La bella morte

G. Paisiello, Missa defunctorum. Ravenna Festival, direttore Riccardo Muti.

È stellato e luminoso il Paradiso nel mosaico absidale di Sant’Apollinare in Classe. Crea l’atmosfera giusta per il Requiem di Paisiello, nell’edizione del 1799 – capolavoro semisconosciuto ai più. Il musicista tarantino è sobrio e sereno. Le melodie sono, si direbbe, cullanti come una ninna-nanna per il riposo del defunto, animate da una speranza di un aldilà di pace.

 

Lo esprime subito l’Introito, affidato alla voce dolce del soprano; seguono poi il Dies irae, privo del catastrofismo consueto, alternato al lirismo delle voci e del coro. Gli archi e i legni accompagnano il quartetto dei solisti, mai sopravanzandoli, perché Paisiello, compositore d’opera, sa distribuire bene i colori e le dinamiche. Possente il Libera me conclusivo, dove il compositore mostra l’energia di cui è capace nella richiesta a Dio di ottenere la felicità eterna.

È un’ora e mezzo di musica armoniosa come l’ultimo Settecento sa esserlo. Riccardo Muti, innamorato della partitura, non tralascia i dettagli, fa vivere ogni singolo strumento, lascia cantare le voci (Beatrice Diaz, Francisco Gatell, Anna Malavasi, Nahuel Di Pierro, giovani molto dotati) e fa muovere l’Orchestra Cherubini leggera, trepidante come un grande canto insieme all’ottimo Coro della Stagione armonica diretto da Sergio Balestracci.

Alla fine, si avverte che non c’è differenza tra il mosaico absidale e l’approdo conclusivo della Missa, attraversata da fremiti e da speranze. Fa sembrare bella la morte, ispirato il momento del trapasso.

 

Del tutto diversa invece è la Quinta Sinfonia di Ciaikovski che un energico Christoph von Dohnànyi interpreta con l’Orchestre de l’Opéra National de Paris. Spezzata, agitata, anche nell’Allegro moderato del valzer che dovrebbe stemperarne i bruciori. L’orchestra, in buona forma, non si risparmia. L’esecuzione diventa un diario gridato di una emotività che si fatica a controllare, di paura del futuro, di disarmonia interiore.

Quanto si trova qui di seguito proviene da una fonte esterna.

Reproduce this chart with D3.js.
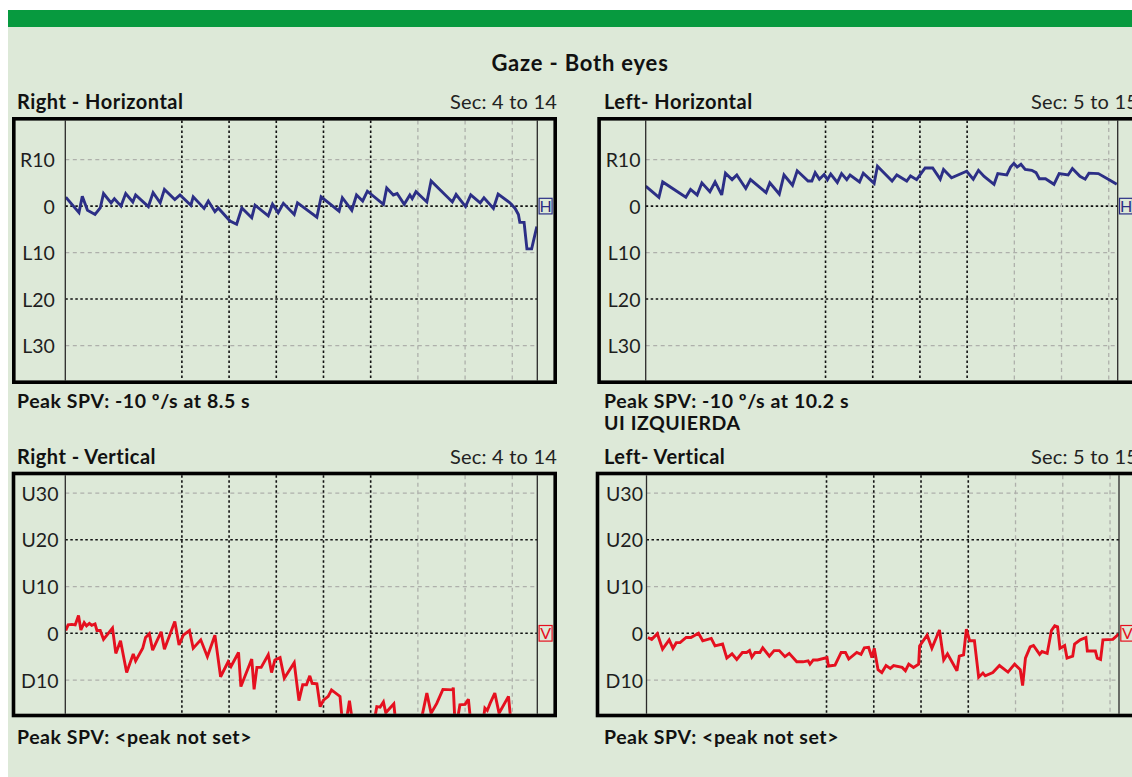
<!DOCTYPE html>
<html><head><meta charset="utf-8">
<script src="https://cdn.jsdelivr.net/npm/d3@7/dist/d3.min.js"></script>
<style>
html,body{margin:0;padding:0;background:#fff;overflow:hidden}
svg{display:block}
text{font-family:Lato,"Open Sans",sans-serif}
</style></head><body>
<svg id="c" width="1132" height="777"></svg>
<script>
// ---------- DATA ----------
const hTickValues = [10, 0, -10, -20, -30];
const hTickLabels = ["R10", "0", "L10", "L20", "L30"];
const hMajorTicks = [0, -20];
const vTickValues = [30, 20, 10, 0, -10];
const vTickLabels = ["U30", "U20", "U10", "0", "D10"];
const vMajorTicks = [20, 0];

const rightGridBlack = [6.47, 7.47, 8.47, 9.47, 10.47];
const rightGridGrey = [11.47, 12.47, 13.47];
const leftGridBlack = [8.81, 9.81, 10.81, 11.81];
const leftGridGrey = [12.81, 13.81, 14.81];

// Right - Horizontal
const rhT = [4.01,4.29,4.36,4.47,4.63,4.74,4.81,4.97,5.04,5.18,5.28,5.43,5.49,5.76,5.86,6.01,6.10,6.32,6.43,6.66,6.71,6.94,7.03,7.17,7.24,7.49,7.63,7.74,7.95,8.02,8.30,8.39,8.51,8.62,8.85,8.92,9.33,9.42,9.80,9.87,10.07,10.17,10.30,10.40,10.74,10.81,10.95,11.03,11.18,11.30,11.35,11.43,11.66,11.75,12.20,12.28,12.48,12.59,12.79,12.87,13.07,13.17,13.42,13.53,13.60,13.63,13.72,13.78,13.88,13.99];
const rhV = [1.9,-1.4,2.1,-0.9,-1.8,-0.4,2.7,0.7,1.6,0,2.7,0.9,2.4,-0.1,2.9,0.7,3.6,1.4,2.4,0.2,2.0,-0.5,1.1,-1.2,-0.4,-3.2,-3.9,-0.4,-2.5,0.2,-2.1,0.4,-1.4,0.6,-1.8,0.7,-2.4,2.0,-1.1,1.8,-0.9,2.4,1.1,3.2,0.4,3.9,2.4,2.7,0.4,2.4,1.6,3.1,0.9,5.4,0.9,2.5,-0.1,2.4,0.7,1.8,-0.5,2.6,0.7,-0.5,-1.8,-3.5,-3.5,-9.2,-9.2,-4.4];

// Left - Horizontal
const lhT = [5.00,5.28,5.36,5.85,5.95,6.09,6.19,6.36,6.47,6.61,6.69,6.83,6.93,7.12,7.22,7.55,7.63,7.83,7.93,8.11,8.21,8.44,8.52,8.59,8.68,8.78,8.85,8.92,9.06,9.15,9.26,9.33,9.53,9.61,9.84,9.91,10.22,10.32,10.53,10.61,10.74,10.92,11.08,11.24,11.31,11.48,11.80,11.94,12.05,12.17,12.38,12.46,12.65,12.73,12.80,12.87,12.95,13.04,13.18,13.27,13.34,13.47,13.65,13.76,13.95,14.04,14.20,14.31,14.39,14.59,14.80,14.98];
const lhV = [4.3,1.9,5.2,1.9,3.6,2.4,5.0,3.1,5.2,2.4,7.1,5.7,6.7,3.8,5.7,2.9,5.0,2.6,6.7,4.5,7.6,5.4,5.4,7.2,5.8,6.8,5.7,6.9,5.1,7.0,5.7,6.7,5.2,7.1,4.9,8.6,5.4,6.7,5.4,6.5,5.7,8.2,8.2,5.8,7.9,6.1,7.5,5.8,7.7,6.4,4.7,7.0,6.7,8.4,9.2,8.4,9.0,7.9,7.7,7.2,5.9,5.9,4.7,7.0,6.7,8.1,6.4,5.8,7.1,7.0,5.8,4.7];

// Right - Vertical
const rvT = [4.01,4.06,4.14,4.21,4.28,4.33,4.40,4.45,4.51,4.56,4.63,4.67,4.74,4.81,5.00,5.07,5.17,5.30,5.44,5.49,5.64,5.70,5.78,5.85,6.03,6.10,6.32,6.41,6.50,6.63,6.71,6.87,7.01,7.17,7.29,7.45,7.51,7.67,7.72,7.95,8.00,8.06,8.15,8.30,8.37,8.44,8.55,8.64,8.85,8.95,9.03,9.11,9.18,9.23,9.33,9.40,9.47,9.57,9.64,9.82,9.88,9.95,10.02,10.10,10.54,10.60,10.67,10.74,10.79,10.88,10.96,11.01,11.51,11.66,11.75,11.87,12.00,12.21,12.22,12.26,12.30,12.36,12.47,12.54,12.60,12.85,12.89,12.94,13.00,13.10,13.19,13.39,13.45];
const rvV = [0.6,1.8,1.9,1.8,3.8,0.7,2.3,1.6,2.1,1.7,2.0,0.6,0.6,-1.3,1.1,-4.3,-1.6,-8.4,-4.4,-5.9,-3.2,-0.9,-0.1,-3.6,0.3,-3.4,2.5,-2.5,-0.4,0.6,-3.2,-1.4,-5.0,-0.4,-9.3,-6.1,-7.1,-4.1,-11.4,-5.5,-12.0,-7.3,-7.3,-4.6,-8.4,-5.7,-5.2,-9.6,-6.3,-14.4,-11.0,-11.0,-9.1,-10.7,-10.8,-15.7,-14.3,-13.5,-12.1,-13.5,-20,-19,-14.4,-20,-19,-15.7,-15.8,-14.7,-17,-16,-15.1,-20,-20,-12.8,-17.1,-15.0,-12.0,-12.1,-11.6,-20,-19,-15.3,-15.2,-14.1,-20,-19,-16.0,-16.5,-15.0,-12.8,-17.1,-13.5,-20];

// Left - Vertical
const lvT = [5.03,5.11,5.23,5.34,5.48,5.56,5.63,5.71,5.84,5.94,6.10,6.19,6.37,6.45,6.61,6.70,6.81,6.91,7.03,7.12,7.18,7.23,7.30,7.40,7.46,7.60,7.70,7.81,7.93,8.02,8.18,8.31,8.42,8.46,8.53,8.62,8.82,8.85,8.99,9.12,9.21,9.28,9.45,9.54,9.61,9.70,9.77,9.82,9.90,9.98,10.07,10.16,10.23,10.41,10.48,10.55,10.65,10.76,10.78,10.94,11.04,11.20,11.29,11.37,11.57,11.62,11.71,11.77,11.84,11.94,12.03,12.12,12.17,12.33,12.47,12.65,12.79,12.91,12.96,13.02,13.12,13.19,13.32,13.37,13.48,13.57,13.64,13.70,13.75,13.85,13.90,14.02,14.06,14.18,14.30,14.33,14.50,14.54,14.61,14.66,14.87,15.00];
const lvV = [-0.9,-1.3,-0.1,-3.4,-1.4,-3.2,-2.0,-2.0,-0.9,-0.9,0.0,-1.6,-1.1,-2.7,-2.3,-5.3,-4.4,-5.6,-4.1,-4.1,-3.7,-5.1,-4.1,-4.1,-3.1,-4.9,-3.7,-3.7,-5.0,-4.3,-6.1,-6.1,-5.9,-6.6,-5.7,-5.7,-5.2,-7.0,-6.8,-4.1,-4.1,-5.5,-4.1,-4.5,-3.1,-3.0,-5.2,-3.2,-7.8,-8.4,-6.9,-7.5,-6.9,-7.3,-8.0,-6.6,-7.3,-6.6,-2.7,-0.4,-3.2,0.7,-5.7,-4.4,-8.0,-4.9,-4.6,0.9,-1.6,-1.6,-9.4,-8.5,-9.1,-8.4,-6.9,-8.3,-6.6,-7.8,-11.2,-5.3,-2.9,-2.6,-4.5,-3.9,-4.3,0.6,1.6,1.4,-3.2,-2.6,-5.3,-4.9,-2.3,-1.4,-0.9,-3.8,-3.8,-5.3,-5.6,-1.4,-1.3,-0.1];

const mainTitle = "Gaze - Both eyes";
const panelTitles = ["Right - Horizontal", "Left- Horizontal", "Right - Vertical", "Left- Vertical"];
const panelSecs = ["Sec: 4 to 14", "Sec: 5 to 15", "Sec: 4 to 14", "Sec: 5 to 15"];
const panelFooters = [["Peak SPV: -10 º/s at 8.5 s"], ["Peak SPV: -10 º/s at 10.2 s", "UI IZQUIERDA"], ["Peak SPV: <peak not set>"], ["Peak SPV: <peak not set>"]];

// ---------- LAYOUT ----------
const BLUE = "#2c2f86", RED = "#e5101f";
const panels = [
  {t:rhT, v:rhV, t0:4, t1:14, dom:[18.4,-37.5], ticks:hTickValues, labels:hTickLabels, major:hMajorTicks, gB:rightGridBlack, gG:rightGridGrey, col:BLUE, mark:"H",
   boxL:12, boxR:557, boxT:117, boxB:384, plotL:65.3, plotR:537.3, labelX:54.8, textX:17, headY:108.5, footY:408},
  {t:lhT, v:lhV, t0:5, t1:15, dom:[18.4,-37.5], ticks:hTickValues, labels:hTickLabels, major:hMajorTicks, gB:leftGridBlack, gG:leftGridGrey, col:BLUE, mark:"H",
   boxL:597.3, boxR:1138, boxT:117, boxB:384, plotL:645.7, plotR:1117.7, labelX:640.5, textX:604, headY:108.5, footY:408},
  {t:rvT, v:rvV, t0:4, t1:14, dom:[33.8,-17.2], ticks:vTickValues, labels:vTickLabels, major:vMajorTicks, gB:rightGridBlack, gG:rightGridGrey, col:RED, mark:"V",
   boxL:11.7, boxR:557, boxT:471.7, boxB:717.3, plotL:65.3, plotR:537.3, labelX:58.5, textX:17, headY:463.5, footY:743.5},
  {t:lvT, v:lvV, t0:5, t1:15, dom:[33.8,-17.2], ticks:vTickValues, labels:vTickLabels, major:vMajorTicks, gB:leftGridBlack, gG:leftGridGrey, col:RED, mark:"V",
   boxL:595.7, boxR:1138, boxT:471.7, boxB:717.3, plotL:646.5, plotR:1119, labelX:643, textX:604, headY:463.5, footY:743.5}
];

const svg = d3.select("#c");
svg.append("rect").attr("x",8).attr("y",10).attr("width",1124).attr("height",17).attr("fill","#079a3f");
svg.append("rect").attr("x",8).attr("y",27).attr("width",1124).attr("height",750).attr("fill","#dde9d8");
svg.append("text").attr("x",580).attr("y",71).attr("text-anchor","middle")
  .attr("font-size",22).attr("font-weight","bold").attr("letter-spacing",0.8).attr("fill","#111").text(mainTitle);

const BW = 3.6;
panels.forEach((p, i) => {
  const g = svg.append("g");
  const inT = p.boxT + BW, inB = p.boxB - BW;
  const x = d3.scaleLinear().domain([p.t0, p.t1]).range([p.plotL, p.plotR]);
  const y = d3.scaleLinear().domain(p.dom).range([inT, inB]);

  const cid = "clip" + i;
  svg.append("clipPath").attr("id", cid).append("rect")
    .attr("x", p.plotL).attr("y", inT).attr("width", p.plotR - p.plotL).attr("height", inB - inT);

  // horizontal grid
  g.selectAll(".hg").data(p.ticks).join("line")
    .attr("x1", p.plotL).attr("x2", p.plotR)
    .attr("y1", d => y(d)).attr("y2", d => y(d))
    .attr("stroke", d => p.major.includes(d) ? "#111" : "#aeb0ab")
    .attr("stroke-width", d => p.major.includes(d) ? 1.6 : 1.3)
    .attr("stroke-dasharray", d => p.major.includes(d) ? "2.5,2.5" : "4,3.5");
  // vertical grid
  g.selectAll(".vgb").data(p.gB).join("line")
    .attr("x1", d => x(d)).attr("x2", d => x(d)).attr("y1", inT).attr("y2", inB)
    .attr("stroke", "#111").attr("stroke-width", 1.6).attr("stroke-dasharray", "2.5,2.5");
  g.selectAll(".vgg").data(p.gG).join("line")
    .attr("x1", d => x(d)).attr("x2", d => x(d)).attr("y1", inT).attr("y2", inB)
    .attr("stroke", "#aeb0ab").attr("stroke-width", 1.3).attr("stroke-dasharray", "4,3.5");

  // data line
  const pts = p.t.map((t, k) => [t, p.v[k]]);
  g.append("path").datum(pts)
    .attr("clip-path", `url(#${cid})`)
    .attr("fill", "none").attr("stroke", p.col).attr("stroke-width", 2.9)
    .attr("stroke-linejoin", "miter").attr("stroke-miterlimit", 3)
    .attr("d", d3.line().x(d => x(d[0])).y(d => y(d[1])));

  // inner vertical lines
  [p.plotL, p.plotR].forEach(xx => g.append("line")
    .attr("x1", xx).attr("x2", xx).attr("y1", inT).attr("y2", inB)
    .attr("stroke", "#2a2a2a").attr("stroke-width", 1.3));

  // outer box
  g.append("rect").attr("x", p.boxL + BW/2).attr("y", p.boxT + BW/2)
    .attr("width", p.boxR - p.boxL - BW).attr("height", p.boxB - p.boxT - BW)
    .attr("fill", "none").attr("stroke", "#000").attr("stroke-width", BW);

  // y labels via axis
  const ax = d3.axisLeft(y).tickValues(p.ticks).tickSize(0).tickPadding(0)
    .tickFormat((d, k) => p.labels[k]);
  const ag = g.append("g").attr("transform", `translate(${p.labelX},0)`).call(ax);
  ag.select(".domain").remove();
  ag.selectAll("text").attr("font-size", 19.5).attr("fill", "#1e1e1e")
    .attr("font-family", "Lato, 'Open Sans', sans-serif").attr("dy", "0.36em");

  // marker
  const my = y(0);
  g.append("rect").attr("x", p.plotR + 1.8).attr("y", my - 7.8).attr("width", 13).attr("height", 15.6)
    .attr("fill", "none").attr("stroke", p.col).attr("stroke-width", 1.2);
  g.append("text").attr("x", p.plotR + 8.3).attr("y", my + 6).attr("text-anchor", "middle")
    .attr("font-size", 16).attr("fill", p.col).text(p.mark);

  // header
  g.append("text").attr("x", p.textX).attr("y", p.headY)
    .attr("font-size", 20).attr("font-weight", "bold").attr("letter-spacing", 0.5).attr("fill", "#111").text(panelTitles[i]);
  g.append("text").attr("x", p.boxR).attr("y", p.headY).attr("text-anchor", "end")
    .attr("font-size", 20).attr("letter-spacing", 0.2).attr("fill", "#222").text(panelSecs[i]);
  panelFooters[i].forEach((s, k) => g.append("text").attr("x", p.textX).attr("y", p.footY + k * 22)
    .attr("font-size", 19.5).attr("font-weight", "bold").attr("letter-spacing", 0.55).attr("fill", "#111").text(s));
});
</script>
</body></html>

Per fortuna, la fantasia è libera di volare, ancor più nell’Offertorium, concerto per violino e orchestra della contemporanea russa Sofija Gubajdulina. La violinista tedesca Arabella Steinbacher è un fulmine elettrizzante dietro alle corse impazzite del violino. Un tripudio di colori, di estro guizzante. Si respira finalmente una conquistata libertà.

Successo immenso di pubblico, meritatamente: a Ravenna le novità sono di casa.

 

 

Classicadischi

 

Beethoven, IX Sinfonia. Pianista Maurizio Baglini, Decca. Il giovane concertista osa parecchio, eseguendo la trascrizione per pianoforte solo che Liszt, in quasi vent’anni di lavoro, ha completato dell’opera beethoveniana. Far fare a dieci dita quello che dicono centoventi strumentisti è impresa titanica. Baglini ci prova, e ci riesce stupendamente. Non solo per capacità tecnica, ma per il connubio tra il furore lisztiano e l’utopica grandiosità di Ludwig. Da non perdere.